MAXI SEQUESTRO
La scarpa di culto? È un falso
Imprenditore calzaturiero denunciato dalla Guardia di finanza: nel magazzino 278 paia di Manolo Blahnik contraffatte che ora verranno distrutte

«Si prenda la borsa, l’anello, l’orologio ma mi lasci le mie Manolo Blahnik»: una scena memorabile della serie tv Sex and the City quella in cui Carrie Bradshaw, la protagonista, scongiurava un rapinatore di non privarla delle preziose scarpe firmate dal designer spagnolo tra i più iconici del settore. Stivaletti introvabili, veri e propri oggetti di culto che non si vedono spesso in vetrina, se non in corso Como a Milano.
Eppure nella piccola e anonima Cerro Maggiore c’era chi quei vertiginosi sandali e quelle sofisticate decolleté le vendeva. Ora il commerciante non le vende più. Anzi, al termine di accurate indagini - coordinate dal pubblico ministero Nadia Calcaterra - la Guardia di finanza lo ha denunciato per ricettazione e commercio di merce contraffatta. Accuse dalle quali l’imprenditore - difeso dall’avvocato Salvatore Verdeoliva - ora intenderà difendersi.
Nel magazzino ispezionato dalle Fiamme gialle c’erano ben 278 paia e ogni tipo di modello creato da Manolo Blahnik, comprese le Hangisi, quelle blu cobalto con fibbia gioiello diventate un emblema di stile per qualsiasi fashion victim. Erano realizzate con elevatissima cura, con attenzione per ogni dettaglio, nessun profano avrebbe potuto dubitare della loro autenticità. E invece erano tarocche e chissà ora quante shoes addicted si malediranno per esserci cascate come sprovvedute.

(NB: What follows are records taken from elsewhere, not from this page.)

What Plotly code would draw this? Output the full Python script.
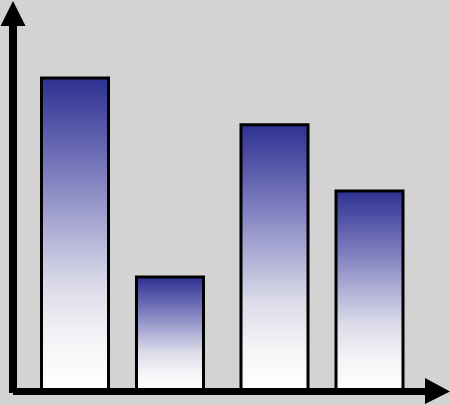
import plotly.graph_objects as go

# ---- data ----
categories = ["A", "B", "C", "D"]
x_positions = [1.0, 2.0, 3.1, 4.1]
values = [8.0, 2.9, 6.8, 5.1]

BAR_HALF = 0.3526
W, H = 450, 405
gradient = [
    [0.0, "#ffffff"],
    [0.15, "#f5f5f8"],
    [0.33, "#dcdce9"],
    [0.51, "#aeaed6"],
    [0.70, "#7b7bbd"],
    [1.0, "#2e3192"],
]

fig = go.Figure()
for cat, xc, v in zip(categories, x_positions, values):
    fig.add_trace(go.Scatter(
        x=[xc - BAR_HALF, xc - BAR_HALF, xc + BAR_HALF, xc + BAR_HALF, xc - BAR_HALF],
        y=[0, v, v, 0, 0],
        mode="lines",
        fill="toself",
        fillgradient=dict(type="vertical", colorscale=gradient),
        line=dict(color="black", width=3),
        name=cat,
        hoverinfo="skip",
    ))


def px(x, y):
    return x / W, 1 - y / H


def path(points):
    parts = []
    for i, (x, y) in enumerate(points):
        a, b = px(x, y)
        parts.append(("M" if i == 0 else "L") + f"{a:.5f},{b:.5f}")
    return " ".join(parts) + " Z"

shapes = []
shapes.append(dict(type="path", xref="paper", yref="paper",
                   path=path([(9, 20), (17, 20), (17, 393), (9, 393)]),
                   fillcolor="black", line=dict(width=0)))
shapes.append(dict(type="path", xref="paper", yref="paper",
                   path=path([(13, 1), (25.5, 26), (0.5, 26)]),
                   fillcolor="black", line=dict(width=0)))
shapes.append(dict(type="path", xref="paper", yref="paper",
                   path=path([(13, 388), (430, 388), (430, 395), (13, 395)]),
                   fillcolor="black", line=dict(width=0)))
shapes.append(dict(type="path", xref="paper", yref="paper",
                   path=path([(450, 391.5), (425, 378), (425, 404)]),
                   fillcolor="black", line=dict(width=0)))

fig.update_layout(
    width=W, height=H,
    margin=dict(l=0, r=0, t=0, b=0),
    paper_bgcolor="#d3d3d3",
    plot_bgcolor="#d3d3d3",
    showlegend=False,
    shapes=shapes,
    xaxis=dict(range=[1 - 75 / 95, 1 + 375 / 95], autorange=False, visible=False, fixedrange=True),
    yaxis=dict(range=[-15 / 39, 390 / 39], autorange=False, visible=False, fixedrange=True),
)

fig.write_html(
    "out.html",
    config={"displayModeBar": False},
    post_script="document.body.style.margin='0';document.body.style.overflow='hidden';",
)
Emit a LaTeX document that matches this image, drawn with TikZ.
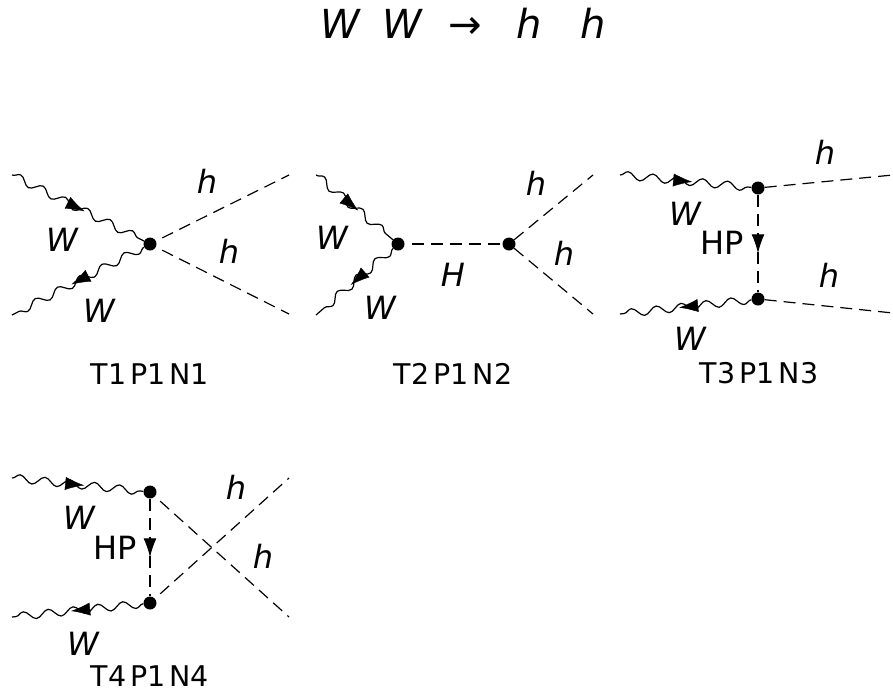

Era da dicembre che il pm Calcaterra lavorava a questa indagine. Da quando cioè le pervenne la denuncia del procuratore speciale della casa di moda, che a sua volta aveva già ottenuto riscontri attraverso un’inchiesta interna, condotta con un detective privato, un agente provocatore che mesi prima vestì i panni del cliente dell’azienda cerrese.
Qualcuno aveva infatti segnalato alla label - che ha sede a Londra - lo smercio in quel di Cerro Maggiore di spudorate imitazioni del loro prodotto e dunque l’investigatore aziendale ordinò una partita intera per avere un riscontro materiale e provato di quella soffiata. A quel punto il caso passò in mano al pm Calcaterra che innanzitutto delegò un’ispezione alla finanza. Le scarpe vennero sottoposte a una perizia, perché la sola parola del produttore, ai fini penalistici, non può bastare. Nei giorni scorsi sono stati depositati gli esiti, gli inquirenti ora procederanno con l’individuazione del laboratorio da cui sono uscite, risalendo così lungo tutta la filiera della contraffazione e dell’immissione sul mercato. Non è da escludere che in caso di processo la maison si costituisca parte civile e anche le clienti del cerrese potrebbero valutare una causa. Al momento non ci sono determinazioni in tal senso.
Cosa ne sarà invece di quelle 278 scarpe false che, per quanto patacche, sono pur sempre di grande impatto? Purtroppo verranno distrutte. L’autorità giudiziaria non ha altre vie: per donarle in beneficenza (sempre che una donna indigente possa considerare bene indispensabile un sandalo tacco 12) bisognerebbe comunque eliminare il marchio, ma da una calzatura è più difficile che da una maglietta. Lo stesso discorso vale per un’eventuale asta. Il loro destino è segnato.